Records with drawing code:
----

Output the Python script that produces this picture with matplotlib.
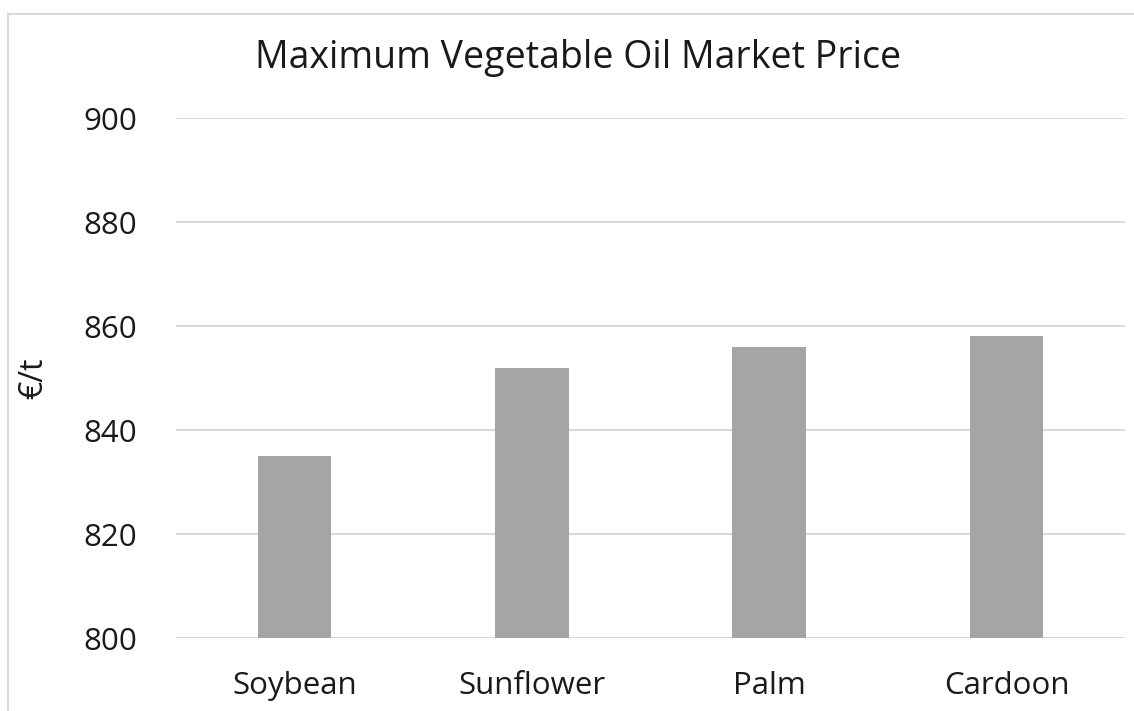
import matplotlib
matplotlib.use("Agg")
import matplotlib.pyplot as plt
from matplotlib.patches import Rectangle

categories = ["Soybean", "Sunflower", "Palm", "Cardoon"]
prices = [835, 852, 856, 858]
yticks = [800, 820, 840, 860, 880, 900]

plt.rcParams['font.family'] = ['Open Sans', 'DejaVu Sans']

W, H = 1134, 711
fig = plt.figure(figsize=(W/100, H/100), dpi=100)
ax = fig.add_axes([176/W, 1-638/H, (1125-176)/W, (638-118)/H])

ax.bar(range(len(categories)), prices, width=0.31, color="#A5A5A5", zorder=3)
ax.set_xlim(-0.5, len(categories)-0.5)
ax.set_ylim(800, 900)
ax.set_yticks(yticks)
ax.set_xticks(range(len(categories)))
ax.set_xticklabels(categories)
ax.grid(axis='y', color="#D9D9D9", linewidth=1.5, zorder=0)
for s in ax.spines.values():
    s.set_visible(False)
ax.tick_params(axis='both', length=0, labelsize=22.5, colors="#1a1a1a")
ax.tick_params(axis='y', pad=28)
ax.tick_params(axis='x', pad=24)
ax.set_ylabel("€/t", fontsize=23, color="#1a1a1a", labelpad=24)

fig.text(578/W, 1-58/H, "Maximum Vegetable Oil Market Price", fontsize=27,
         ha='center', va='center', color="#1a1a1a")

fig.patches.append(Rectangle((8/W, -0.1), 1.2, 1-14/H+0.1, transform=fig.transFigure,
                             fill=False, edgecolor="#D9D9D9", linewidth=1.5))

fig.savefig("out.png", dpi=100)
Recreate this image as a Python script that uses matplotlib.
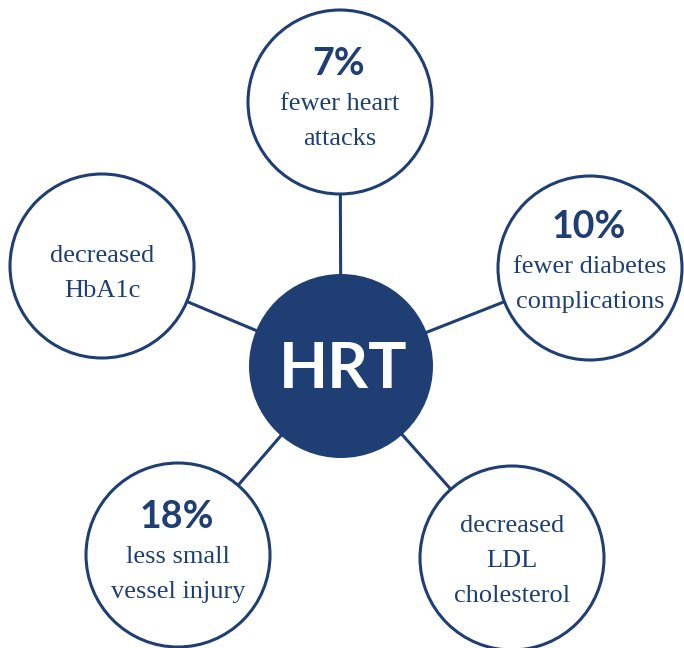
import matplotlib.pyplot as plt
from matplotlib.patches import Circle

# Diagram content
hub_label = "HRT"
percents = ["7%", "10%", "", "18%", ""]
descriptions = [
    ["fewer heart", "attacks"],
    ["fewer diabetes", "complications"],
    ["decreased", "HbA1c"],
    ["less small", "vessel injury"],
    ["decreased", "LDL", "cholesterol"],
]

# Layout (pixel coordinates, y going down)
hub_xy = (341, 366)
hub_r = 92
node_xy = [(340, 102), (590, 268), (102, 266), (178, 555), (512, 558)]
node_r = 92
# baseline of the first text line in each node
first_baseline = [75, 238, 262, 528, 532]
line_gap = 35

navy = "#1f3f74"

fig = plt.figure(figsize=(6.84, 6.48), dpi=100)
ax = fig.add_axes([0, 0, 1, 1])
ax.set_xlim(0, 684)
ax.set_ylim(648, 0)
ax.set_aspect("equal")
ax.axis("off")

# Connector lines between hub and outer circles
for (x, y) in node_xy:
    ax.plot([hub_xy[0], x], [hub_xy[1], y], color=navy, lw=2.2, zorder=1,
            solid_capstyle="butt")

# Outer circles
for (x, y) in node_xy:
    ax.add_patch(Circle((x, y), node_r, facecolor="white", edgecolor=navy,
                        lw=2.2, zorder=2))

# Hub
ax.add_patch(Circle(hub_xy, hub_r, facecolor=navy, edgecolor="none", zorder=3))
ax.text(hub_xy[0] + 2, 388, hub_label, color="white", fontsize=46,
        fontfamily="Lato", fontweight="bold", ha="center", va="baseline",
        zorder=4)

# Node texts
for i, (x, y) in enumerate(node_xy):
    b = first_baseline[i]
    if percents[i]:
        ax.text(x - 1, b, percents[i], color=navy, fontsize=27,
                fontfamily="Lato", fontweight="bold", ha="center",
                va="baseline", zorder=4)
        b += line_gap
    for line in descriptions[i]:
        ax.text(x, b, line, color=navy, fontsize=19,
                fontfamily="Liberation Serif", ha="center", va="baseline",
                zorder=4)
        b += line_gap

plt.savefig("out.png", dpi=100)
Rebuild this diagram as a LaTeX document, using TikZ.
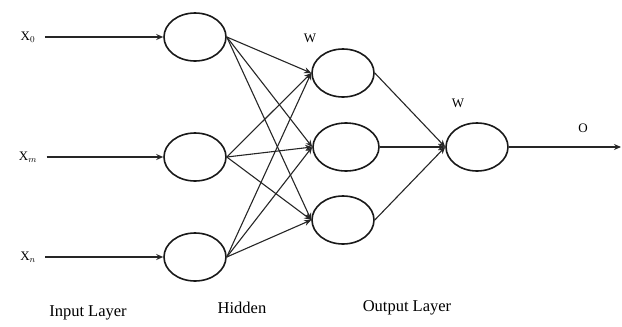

----

WHAT IS ASKED: Quote every line word for word and keep the images out of the copy.

WRITTEN REPLY:
Output the Python script that produces this picture with matplotlib.
import matplotlib
matplotlib.use("Agg")
import matplotlib.pyplot as plt
from matplotlib.patches import Rectangle

categories = ["Soybean", "Sunflower", "Palm", "Cardoon"]
prices = [835, 852, 856, 858]
yticks = [800, 820, 840, 860, 880, 900]

plt.rcParams['font.family'] = ['Open Sans', 'DejaVu Sans']

W, H = 1134, 711
fig = plt.figure(figsize=(W/100, H/100), dpi=100)
ax = fig.add_axes([176/W, 1-638/H, (1125-176)/W, (638-118)/H])

ax.bar(range(len(categories)), prices, width=0.31, color="#A5A5A5", zorder=3)
ax.set_xlim(-0.5, len(categories)-0.5)
ax.set_ylim(800, 900)
ax.set_yticks(yticks)
ax.set_xticks(range(len(categories)))
ax.set_xticklabels(categories)
ax.grid(axis='y', color="#D9D9D9", linewidth=1.5, zorder=0)
for s in ax.spines.values():
    s.set_visible(False)
ax.tick_params(axis='both', length=0, labelsize=22.5, colors="#1a1a1a")
ax.tick_params(axis='y', pad=28)
ax.tick_params(axis='x', pad=24)
ax.set_ylabel("€/t", fontsize=23, color="#1a1a1a", labelpad=24)

fig.text(578/W, 1-58/H, "Maximum Vegetable Oil Market Price", fontsize=27,
         ha='center', va='center', color="#1a1a1a")

fig.patches.append(Rectangle((8/W, -0.1), 1.2, 1-14/H+0.1, transform=fig.transFigure,
                             fill=False, edgecolor="#D9D9D9", linewidth=1.5))

fig.savefig("out.png", dpi=100)
Recreate this image as a Python script that uses matplotlib.
import matplotlib.pyplot as plt
from matplotlib.patches import Circle

# Diagram content
hub_label = "HRT"
percents = ["7%", "10%", "", "18%", ""]
descriptions = [
    ["fewer heart", "attacks"],
    ["fewer diabetes", "complications"],
    ["decreased", "HbA1c"],
    ["less small", "vessel injury"],
    ["decreased", "LDL", "cholesterol"],
]

# Layout (pixel coordinates, y going down)
hub_xy = (341, 366)
hub_r = 92
node_xy = [(340, 102), (590, 268), (102, 266), (178, 555), (512, 558)]
node_r = 92
# baseline of the first text line in each node
first_baseline = [75, 238, 262, 528, 532]
line_gap = 35

navy = "#1f3f74"

fig = plt.figure(figsize=(6.84, 6.48), dpi=100)
ax = fig.add_axes([0, 0, 1, 1])
ax.set_xlim(0, 684)
ax.set_ylim(648, 0)
ax.set_aspect("equal")
ax.axis("off")

# Connector lines between hub and outer circles
for (x, y) in node_xy:
    ax.plot([hub_xy[0], x], [hub_xy[1], y], color=navy, lw=2.2, zorder=1,
            solid_capstyle="butt")

# Outer circles
for (x, y) in node_xy:
    ax.add_patch(Circle((x, y), node_r, facecolor="white", edgecolor=navy,
                        lw=2.2, zorder=2))

# Hub
ax.add_patch(Circle(hub_xy, hub_r, facecolor=navy, edgecolor="none", zorder=3))
ax.text(hub_xy[0] + 2, 388, hub_label, color="white", fontsize=46,
        fontfamily="Lato", fontweight="bold", ha="center", va="baseline",
        zorder=4)

# Node texts
for i, (x, y) in enumerate(node_xy):
    b = first_baseline[i]
    if percents[i]:
        ax.text(x - 1, b, percents[i], color=navy, fontsize=27,
                fontfamily="Lato", fontweight="bold", ha="center",
                va="baseline", zorder=4)
        b += line_gap
    for line in descriptions[i]:
        ax.text(x, b, line, color=navy, fontsize=19,
                fontfamily="Liberation Serif", ha="center", va="baseline",
                zorder=4)
        b += line_gap

plt.savefig("out.png", dpi=100)
Rebuild this diagram as a LaTeX document, using TikZ.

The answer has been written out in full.